The garden included that prime feature of English domestic scenery, a lawn. It had been levelled, carefully shorn, and converted into a bowling-green, on which we sometimes essayed to practise the time-honored game of bowls, most unskilfully, yet not without a perception that it involves a very pleasant mixture of exercise and ease, as is the case with most of the old English pastimes. Our little domain was shut in by the house on one side, and in other directions by a hedge-fence and a brick wall, which last was concealed or softened by shrubbery and the impaled fruit-trees already mentioned. Over all the outer region, beyond our immediate precincts, there was an abundance of foliage, tossed aloft from the near or distant trees with which that agreeable suburb is adorned.
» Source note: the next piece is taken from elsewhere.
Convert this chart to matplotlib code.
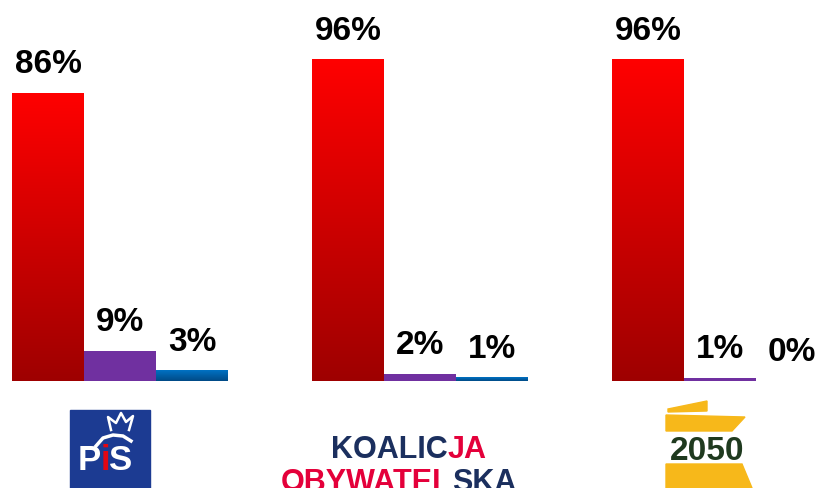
import numpy as np
import matplotlib.pyplot as plt
from matplotlib.colors import LinearSegmentedColormap
from matplotlib.patches import Polygon, Rectangle

# Data
parties = ['PiS', 'Koalicja Obywatelska', 'Polska 2050']
red_vals = [86, 96, 96]
purple_vals = [9, 2, 1]
blue_vals = [3, 1, 0]

plt.rcParams['font.family'] = ['Liberation Sans', 'DejaVu Sans']

fig = plt.figure(figsize=(8.15, 4.89), dpi=100)
ax = fig.add_axes([0, 0, 1, 1])
ax.patch.set_alpha(0)

x = np.arange(len(parties))
w = 0.24

red_cmap = LinearSegmentedColormap.from_list('red', ['#9e0000', '#ff0000'])
blue_cmap = LinearSegmentedColormap.from_list('blue', ['#004a86', '#0072c4'])

series = [
    (red_vals, -w, red_cmap, '#d00000'),
    (purple_vals, 0, None, '#7030a0'),
    (blue_vals, w, blue_cmap, '#0066b0'),
]

grad = np.linspace(1, 0, 256).reshape(-1, 1)
for vals, off, cmap, col in series:
    bars = ax.bar(x + off, vals, width=w, color=col, zorder=2)
    for b, v in zip(bars, vals):
        if cmap is not None and v > 0:
            ax.imshow(grad, extent=[b.get_x(), b.get_x() + b.get_width(), 0, b.get_height()],
                      cmap=cmap, vmin=0, vmax=1, aspect='auto', origin='upper', zorder=3)
        ax.annotate(f'{v}%', (b.get_x() + b.get_width() / 2, b.get_height()),
                    xytext=(0, 15), textcoords='offset points', ha='center', va='baseline',
                    fontsize=24, fontweight='bold', color='black', zorder=4)

ax.set_xlim(-0.4, 2.3167)
ax.set_ylim(-32.0, 114.2)
ax.axis('off')

# Party logos drawn underneath, in pixel coordinates
lax = fig.add_axes([0, 0, 1, 1])
lax.set_xlim(0, 815)
lax.set_ylim(489, 0)
lax.axis('off')

# PiS
lax.add_patch(Rectangle((70, 411), 80, 80, color='#1c3b92'))
crown_x = [111, 108, 116, 121, 126, 133, 129]
crown_y = [431, 418, 424, 414, 423, 417, 431]
lax.plot(crown_x, crown_y, color='white', lw=1.8)
lax.plot([96, 103, 113, 123, 131], [447, 439, 436, 437, 442], color='white', lw=2.5)
lax.text(101, 470, 'P', color='white', fontsize=25, fontweight='bold', ha='right', va='baseline')
lax.text(101, 470, 'i', color='#e30613', fontsize=25, fontweight='bold', ha='left', va='baseline')
lax.text(109, 470, 'S', color='white', fontsize=25, fontweight='bold', ha='left', va='baseline')

# Koalicja Obywatelska
navy = '#1b2f5e'
ko_red = '#e4003a'
lax.text(448, 458, 'KOALIC', color=navy, fontsize=22, fontweight='bold', ha='right', va='baseline')
lax.text(448, 458, 'JA', color=ko_red, fontsize=22, fontweight='bold', ha='left', va='baseline')
lax.text(452, 491, 'OBYWATEL', color=ko_red, fontsize=22, fontweight='bold', ha='right', va='baseline')
lax.text(452, 491, 'SKA', color=navy, fontsize=22, fontweight='bold', ha='left', va='baseline')

# Polska 2050
yellow = '#f7b81a'
lax.add_patch(Polygon([(668, 410), (707, 402), (707, 412), (668, 413)], color=yellow))
lax.add_patch(Polygon([(666, 416), (745, 418), (732, 432), (666, 432)], color=yellow))
lax.add_patch(Polygon([(666, 465), (742, 465), (752, 489), (666, 489)], color=yellow))
lax.text(707, 460, '2050', color='#1f3a1f', fontsize=24, fontweight='bold', ha='center', va='baseline')

fig.savefig('out.png', dpi=100)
The effect was wonderfully sylvan and rural, insomuch that we might have fancied ourselves in the depths of a wooded seclusion; only that, at brief intervals, we could hear the galloping sweep of a railway-train passing within a quarter of a mile, and its discordant screech, moderated by a little farther distance, as it reached the Blackheath Station. That harsh, rough sound, seeking me out so inevitably, was the voice of the great world summoning me forth. I know not whether I was the more pained or pleased to be thus constantly put in mind of the neighborhood of London; for, on the one hand, my conscience stung me a little for reading a book, or playing with children in the grass, when there were so many better things for an enlightened traveller to do,—while, at the same time, it gave a deeper delight to my luxurious idleness, to contrast it with the turmoil which I escaped. On the whole, however, I do not repent of a single wasted hour, and only wish that I could have spent twice as many in the same way; for the impression in my memory is, that I was as happy in that hospitable garden as the English summer-day was long.